Вдумайтесь только — пять процентов населения! Россию царских времен можно сравнить с пустыней, но только интеллектуальной. Но, кроме того, что население в подавляющей своей части было безграмотным, те, кто умели читать читали далеко не Пушкина и не Достоевского (большая часть тех, кто умел читать, поправлюсь).
Когда одного из «наших все литературы», Льва Толстого спросили, кого он считает самым популярным писателем, тот, не долго думая, ответил:
— Матвея Комарова.
Вы не в курсе, кто такой Матвей Комаров? Тогда расскажу.
Этот достойный человек конвейерным методом клепал книги, которые иначе как к лубку не отнести. «Невидимка, история о фецком королевиче Аридесе и брате его Полунидесе, с разными любопытными повествованиями», «Повесть о приключении английского милорда Георга и бранденбургской маркграфини Фредерики Луизы» — выпущенные на дешевой бумаге, иллюстрированные картинками в том самом лубочном стиле, пользовались небывалым спросом.

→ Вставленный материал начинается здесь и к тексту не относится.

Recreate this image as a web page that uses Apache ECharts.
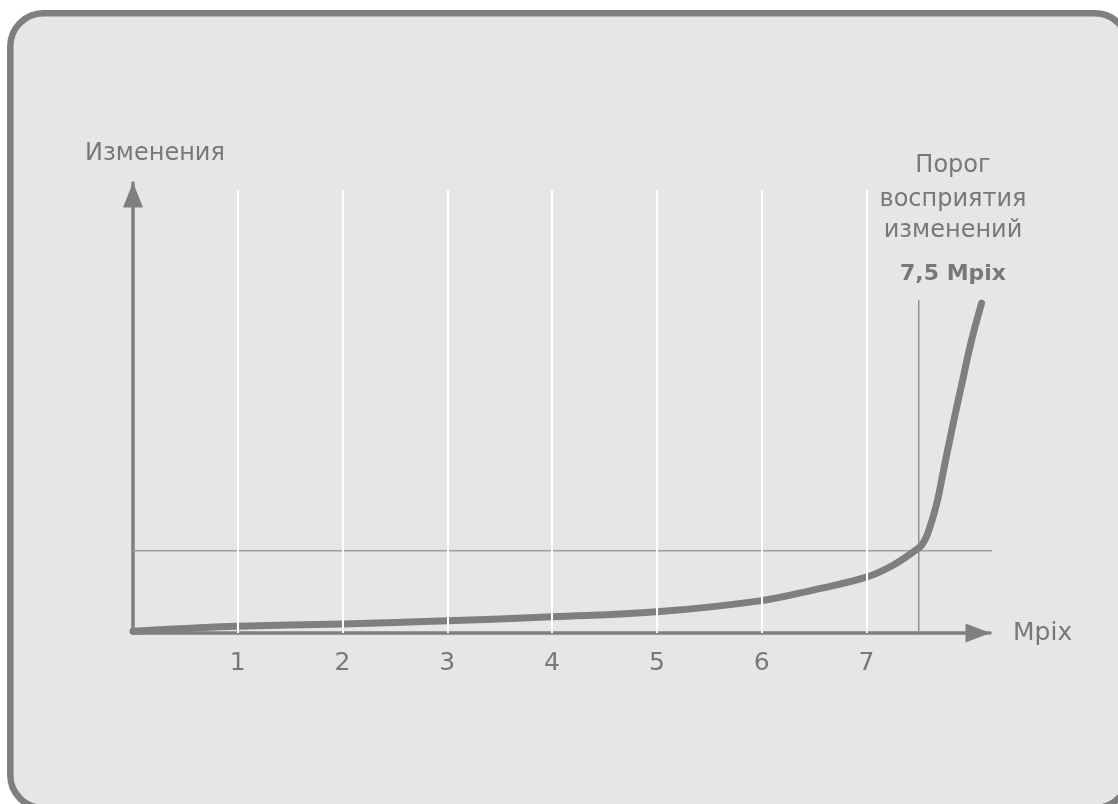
<!DOCTYPE html>
<html>
<head>
<meta charset="utf-8">
<title>Порог восприятия изменений</title>
<script src="https://cdn.jsdelivr.net/npm/echarts@6/dist/echarts.min.js"></script>
<style>
  html, body { margin: 0; padding: 0; background: #fff; }
  #chart { width: 1118px; height: 804px; }
</style>
</head>
<body>
<div id="chart"></div>
<script>
// кривая заметности изменений в зависимости от разрешения
const curveX = [0, 0.5, 1, 2, 3, 4, 5, 6, 6.5, 7, 7.25, 7.47, 7.53, 7.58, 7.63, 7.68, 7.72, 7.77, 7.84, 7.92, 8.0, 8.1]
const curveY = [0.4, 1.0, 1.5, 2.0, 2.7, 3.6, 4.7, 7.2, 9.6, 12.4, 15.0, 18.4, 19.6, 21.8, 25.3, 29.6, 34.2, 40.0, 47.8, 56.3, 64.7, 73.3]

const tickValues = [1, 2, 3, 4, 5, 6, 7]
const gridLineTop = 98.4

const thresholdX = 7.5
const thresholdTop = 74
const levelY = 18.3
const levelEnd = 8.24

const thresholdText = ['Порог', 'восприятия', 'изменений']
const thresholdValue = '7,5 Mpix'

const textColor = '#787878'
const lineColor = '#7f7f81'
const font = 'DejaVu Sans'

const chart = echarts.init(document.getElementById('chart'))

const option = {
  backgroundColor: '#ffffff',
  animation: false,
  grid: {
    left: 133,
    top: 183,
    right: 128,
    bottom: 171
  },
  graphic: [
    {
      type: 'rect',
      z: -100,
      shape: { x: 10.3, y: 13.3, width: 1117.7, height: 794.7, r: 33 },
      style: { fill: '#e6e6e6', stroke: '#7f7f80', lineWidth: 6.5 }
    },
    ...thresholdText.map((t, i) => ({
      type: 'text',
      x: 953,
      y: [166, 200, 231][i],
      style: {
        text: t,
        fill: textColor,
        font: '24px "' + font + '"',
        align: 'center',
        verticalAlign: 'middle'
      }
    })),
    {
      type: 'text',
      x: 953,
      y: 274,
      style: {
        text: thresholdValue,
        fill: textColor,
        font: 'bold 22px "' + font + '"',
        align: 'center',
        verticalAlign: 'middle'
      }
    }
  ],
  xAxis: {
    type: 'value',
    min: 0,
    max: 8.18,
    interval: 1,
    name: 'Mpix',
    nameLocation: 'end',
    nameGap: 23,
    nameTextStyle: { color: textColor, fontSize: 25, fontFamily: font, padding: [6, 0, 0, 0] },
    axisLine: {
      show: true,
      symbol: ['none', 'triangle'],
      symbolSize: [19, 25],
      symbolOffset: [0, -12],
      lineStyle: { color: lineColor, width: 3.5 }
    },
    axisTick: { show: false },
    splitLine: { show: false },
    axisLabel: {
      color: textColor,
      fontSize: 25,
      fontFamily: font,
      margin: 18,
      showMinLabel: false,
      showMaxLabel: false,
      formatter: v => tickValues.includes(v) ? String(v) : ''
    }
  },
  yAxis: {
    type: 'value',
    min: 0,
    max: 100,
    name: 'Изменения',
    nameLocation: 'end',
    nameGap: 17,
    nameTextStyle: { color: textColor, fontSize: 24, fontFamily: font, align: 'center', padding: [0, 0, 0, 44] },
    axisLine: {
      show: true,
      symbol: ['none', 'triangle'],
      symbolSize: [20, 25],
      symbolOffset: [0, -12],
      lineStyle: { color: lineColor, width: 3.5 }
    },
    axisTick: { show: false },
    axisLabel: { show: false },
    splitLine: { show: false }
  },
  series: [
    {
      // белые вертикальные линии сетки
      type: 'line',
      z: 1,
      silent: true,
      data: [],
      markLine: {
        silent: true,
        symbol: 'none',
        label: { show: false },
        lineStyle: { color: '#ffffff', width: 2, type: 'solid' },
        data: tickValues.map(t => [{ coord: [t, 0] }, { coord: [t, gridLineTop] }])
      }
    },
    {
      // горизонтальный уровень порога
      type: 'line',
      z: 2,
      silent: true,
      clip: false,
      symbol: 'none',
      lineStyle: { color: '#9d9d9d', width: 1.5 },
      data: [[0, levelY], [levelEnd, levelY]]
    },
    {
      // вертикальная линия 7,5 Mpix
      type: 'line',
      z: 2,
      silent: true,
      clip: false,
      symbol: 'none',
      lineStyle: { color: '#939393', width: 1.5 },
      data: [[thresholdX, 0], [thresholdX, thresholdTop]]
    },
    {
      type: 'line',
      z: 3,
      silent: true,
      clip: false,
      symbol: 'none',
      smooth: 0.4,
      lineStyle: { color: lineColor, width: 7, cap: 'round', join: 'round' },
      data: curveX.map((x, i) => [x, curveY[i]])
    }
  ]
}

chart.setOption(option)
</script>
</body>
</html>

Они издавались тиражами в десятки тысяч экземпляров, при этом стоили от трех до десяти копеек. Для сравнения цены на продукты: мясо 11—12 копеек фунт, коровье масло 42 копейки фунт, пшеничная мука 3 рубля 75 копеек пуд.

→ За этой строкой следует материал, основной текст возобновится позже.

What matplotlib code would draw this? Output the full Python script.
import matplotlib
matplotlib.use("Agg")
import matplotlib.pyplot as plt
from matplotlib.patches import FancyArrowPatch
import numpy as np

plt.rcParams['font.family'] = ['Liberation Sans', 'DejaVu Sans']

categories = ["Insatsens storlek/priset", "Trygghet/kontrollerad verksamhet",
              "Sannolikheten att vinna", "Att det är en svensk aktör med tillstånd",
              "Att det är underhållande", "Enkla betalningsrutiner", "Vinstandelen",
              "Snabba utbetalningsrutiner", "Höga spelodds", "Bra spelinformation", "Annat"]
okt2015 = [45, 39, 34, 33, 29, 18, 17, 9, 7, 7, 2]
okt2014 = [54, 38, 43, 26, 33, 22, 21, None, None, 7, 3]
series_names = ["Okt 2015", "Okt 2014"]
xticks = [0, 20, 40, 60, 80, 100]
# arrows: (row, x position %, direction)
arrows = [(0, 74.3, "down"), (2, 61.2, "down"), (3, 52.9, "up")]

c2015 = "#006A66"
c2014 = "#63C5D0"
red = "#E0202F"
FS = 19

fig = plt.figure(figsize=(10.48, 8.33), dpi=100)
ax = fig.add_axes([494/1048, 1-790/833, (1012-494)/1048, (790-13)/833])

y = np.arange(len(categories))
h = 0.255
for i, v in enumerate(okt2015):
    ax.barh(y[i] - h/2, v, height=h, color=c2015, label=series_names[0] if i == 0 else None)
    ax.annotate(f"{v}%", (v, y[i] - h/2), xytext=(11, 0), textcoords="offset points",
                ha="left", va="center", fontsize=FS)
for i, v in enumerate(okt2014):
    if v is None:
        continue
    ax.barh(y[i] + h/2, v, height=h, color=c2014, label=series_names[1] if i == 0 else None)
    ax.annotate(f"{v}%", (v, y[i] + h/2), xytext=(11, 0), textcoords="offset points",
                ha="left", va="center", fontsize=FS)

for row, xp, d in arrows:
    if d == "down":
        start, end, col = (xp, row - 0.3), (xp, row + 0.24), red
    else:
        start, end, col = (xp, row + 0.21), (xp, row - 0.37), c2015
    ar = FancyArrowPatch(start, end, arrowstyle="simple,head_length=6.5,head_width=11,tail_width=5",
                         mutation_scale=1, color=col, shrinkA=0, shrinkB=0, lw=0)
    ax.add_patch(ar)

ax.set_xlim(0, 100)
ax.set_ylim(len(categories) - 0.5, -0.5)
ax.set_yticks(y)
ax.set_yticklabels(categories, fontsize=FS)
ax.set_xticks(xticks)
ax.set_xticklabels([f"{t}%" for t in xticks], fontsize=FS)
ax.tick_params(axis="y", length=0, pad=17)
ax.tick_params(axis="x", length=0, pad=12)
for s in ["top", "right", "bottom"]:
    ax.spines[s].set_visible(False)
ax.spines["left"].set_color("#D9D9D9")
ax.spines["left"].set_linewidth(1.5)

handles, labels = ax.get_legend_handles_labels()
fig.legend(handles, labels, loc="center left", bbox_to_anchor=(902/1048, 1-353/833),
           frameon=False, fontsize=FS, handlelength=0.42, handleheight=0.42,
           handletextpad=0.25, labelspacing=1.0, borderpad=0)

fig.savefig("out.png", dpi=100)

Средний доход чиновника (то есть, человека грамотного) колебался в рамках 60-80 рублей. А вот цены на прижизненные издания Пушкина (эти книги поэт выпускал на свой страх и риск).

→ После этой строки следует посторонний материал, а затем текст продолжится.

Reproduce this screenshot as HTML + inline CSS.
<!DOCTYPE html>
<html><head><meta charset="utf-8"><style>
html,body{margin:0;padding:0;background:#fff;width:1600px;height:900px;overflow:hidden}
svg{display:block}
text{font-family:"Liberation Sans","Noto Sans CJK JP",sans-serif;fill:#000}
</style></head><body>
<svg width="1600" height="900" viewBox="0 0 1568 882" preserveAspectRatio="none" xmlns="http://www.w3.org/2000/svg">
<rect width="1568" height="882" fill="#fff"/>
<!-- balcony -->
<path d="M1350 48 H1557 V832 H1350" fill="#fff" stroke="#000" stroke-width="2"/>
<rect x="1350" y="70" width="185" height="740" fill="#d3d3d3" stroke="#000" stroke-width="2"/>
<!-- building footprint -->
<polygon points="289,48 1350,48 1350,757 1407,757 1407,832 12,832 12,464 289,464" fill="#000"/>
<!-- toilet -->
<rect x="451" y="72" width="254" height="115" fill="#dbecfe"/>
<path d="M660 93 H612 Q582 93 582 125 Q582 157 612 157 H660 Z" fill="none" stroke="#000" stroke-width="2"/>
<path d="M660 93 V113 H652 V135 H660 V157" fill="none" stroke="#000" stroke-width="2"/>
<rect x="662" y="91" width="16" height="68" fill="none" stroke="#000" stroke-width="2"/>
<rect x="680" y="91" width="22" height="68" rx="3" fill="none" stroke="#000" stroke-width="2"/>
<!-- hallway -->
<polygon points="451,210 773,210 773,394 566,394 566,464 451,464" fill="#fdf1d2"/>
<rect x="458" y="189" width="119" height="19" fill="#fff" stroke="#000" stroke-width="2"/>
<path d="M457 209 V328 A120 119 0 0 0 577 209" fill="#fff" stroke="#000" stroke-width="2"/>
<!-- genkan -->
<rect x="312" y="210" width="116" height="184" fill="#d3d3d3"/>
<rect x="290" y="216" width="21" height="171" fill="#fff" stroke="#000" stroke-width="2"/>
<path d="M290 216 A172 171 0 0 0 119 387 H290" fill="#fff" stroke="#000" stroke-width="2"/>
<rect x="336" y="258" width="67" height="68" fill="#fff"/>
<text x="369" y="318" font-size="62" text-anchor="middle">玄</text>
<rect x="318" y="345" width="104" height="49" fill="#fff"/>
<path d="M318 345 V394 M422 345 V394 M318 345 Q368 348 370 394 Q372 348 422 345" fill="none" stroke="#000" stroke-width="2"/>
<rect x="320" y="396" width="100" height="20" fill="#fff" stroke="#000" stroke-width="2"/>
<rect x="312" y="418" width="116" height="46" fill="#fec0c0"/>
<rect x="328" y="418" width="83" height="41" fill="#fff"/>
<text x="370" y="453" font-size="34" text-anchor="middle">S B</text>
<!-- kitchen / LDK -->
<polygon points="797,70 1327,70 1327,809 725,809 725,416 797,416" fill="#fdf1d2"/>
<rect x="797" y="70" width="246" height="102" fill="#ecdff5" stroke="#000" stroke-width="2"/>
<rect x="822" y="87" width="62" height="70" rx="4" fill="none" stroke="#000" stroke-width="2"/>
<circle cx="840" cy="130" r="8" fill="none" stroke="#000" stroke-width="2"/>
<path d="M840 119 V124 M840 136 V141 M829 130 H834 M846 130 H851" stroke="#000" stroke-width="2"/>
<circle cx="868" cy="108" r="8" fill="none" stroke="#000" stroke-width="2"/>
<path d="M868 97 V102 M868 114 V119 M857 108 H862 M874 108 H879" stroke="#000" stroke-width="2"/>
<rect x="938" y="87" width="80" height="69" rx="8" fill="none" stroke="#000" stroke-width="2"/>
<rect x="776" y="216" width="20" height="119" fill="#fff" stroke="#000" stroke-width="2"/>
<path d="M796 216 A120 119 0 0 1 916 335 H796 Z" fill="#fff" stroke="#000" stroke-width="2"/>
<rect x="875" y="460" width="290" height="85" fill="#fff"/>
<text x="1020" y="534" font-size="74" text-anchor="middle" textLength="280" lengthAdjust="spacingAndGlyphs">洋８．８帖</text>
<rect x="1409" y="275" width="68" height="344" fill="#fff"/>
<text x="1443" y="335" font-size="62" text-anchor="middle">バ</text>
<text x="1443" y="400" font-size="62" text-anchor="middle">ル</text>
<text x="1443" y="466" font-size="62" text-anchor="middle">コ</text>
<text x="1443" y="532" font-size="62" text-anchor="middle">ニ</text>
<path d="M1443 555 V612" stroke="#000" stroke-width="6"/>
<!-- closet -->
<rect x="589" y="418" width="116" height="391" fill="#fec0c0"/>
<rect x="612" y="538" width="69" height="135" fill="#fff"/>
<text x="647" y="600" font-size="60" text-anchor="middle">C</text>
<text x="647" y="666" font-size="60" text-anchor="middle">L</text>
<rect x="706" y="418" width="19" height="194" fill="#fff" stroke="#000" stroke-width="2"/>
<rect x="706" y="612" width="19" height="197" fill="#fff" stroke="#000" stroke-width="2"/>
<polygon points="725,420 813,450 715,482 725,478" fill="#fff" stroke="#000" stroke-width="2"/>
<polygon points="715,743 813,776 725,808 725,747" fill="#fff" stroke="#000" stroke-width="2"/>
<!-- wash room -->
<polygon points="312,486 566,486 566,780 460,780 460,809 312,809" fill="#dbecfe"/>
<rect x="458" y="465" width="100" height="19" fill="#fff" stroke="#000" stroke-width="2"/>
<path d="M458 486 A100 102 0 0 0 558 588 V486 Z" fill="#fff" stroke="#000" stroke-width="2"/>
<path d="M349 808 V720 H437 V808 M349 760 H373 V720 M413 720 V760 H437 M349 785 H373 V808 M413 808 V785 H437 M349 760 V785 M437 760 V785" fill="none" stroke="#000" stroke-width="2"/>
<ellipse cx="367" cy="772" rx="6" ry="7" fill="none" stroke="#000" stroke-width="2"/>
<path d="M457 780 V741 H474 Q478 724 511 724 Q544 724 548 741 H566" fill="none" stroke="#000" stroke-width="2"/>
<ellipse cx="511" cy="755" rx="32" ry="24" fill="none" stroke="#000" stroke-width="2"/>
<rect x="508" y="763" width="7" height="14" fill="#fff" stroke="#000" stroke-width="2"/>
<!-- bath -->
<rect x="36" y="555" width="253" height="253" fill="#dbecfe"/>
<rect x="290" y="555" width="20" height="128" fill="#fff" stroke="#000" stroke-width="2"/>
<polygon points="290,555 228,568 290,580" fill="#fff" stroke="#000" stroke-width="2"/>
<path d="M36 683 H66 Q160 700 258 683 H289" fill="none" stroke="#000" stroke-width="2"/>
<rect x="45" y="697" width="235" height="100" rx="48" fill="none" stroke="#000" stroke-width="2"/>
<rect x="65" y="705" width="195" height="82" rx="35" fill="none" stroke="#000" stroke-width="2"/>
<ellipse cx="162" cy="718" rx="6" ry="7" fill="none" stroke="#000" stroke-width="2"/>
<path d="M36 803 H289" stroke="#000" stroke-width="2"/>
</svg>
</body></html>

- Евгений Онегин издавался отдельными главами (по мере написания), маленькими книжечками ценою по 5 руб., т. е. весь стоил сорок рублей
- Руслан и Людмила — 10 рублей (на веленевой бумаге 15 .)
- Кавказский пленник—5 (на веленевой бумаге 7)
Тиражи произведений Пушкина во второй половине 19 века не превышали 2-3 тысяч экземпляров, самый дешевый полный (в 10 томиках) Пушкин был издан Сувориным и стоил полтора рубля. Но тираж его удручающе мал — всего 10 000 экземпляров.
Точно такая же ситуация была и с книгами других авторов, тех, которых мы привыкли считать классиками русской литературы.
Потому мне так странны стенания о «России, которую мы потеряли». Как это ни странно звучит, именно революция вытащила Империю из векового царства тьмы, на короткое время сделав нас самой читающей нацией. Причем нацией, которая могла «потреблять» качественную литературу.
Сейчас маятник качнулся в обратную сторону. И когда вы видите покетный лубок, помните: это именно оно, возвращение к нашим истокам, к благодатной Руси самодержавия…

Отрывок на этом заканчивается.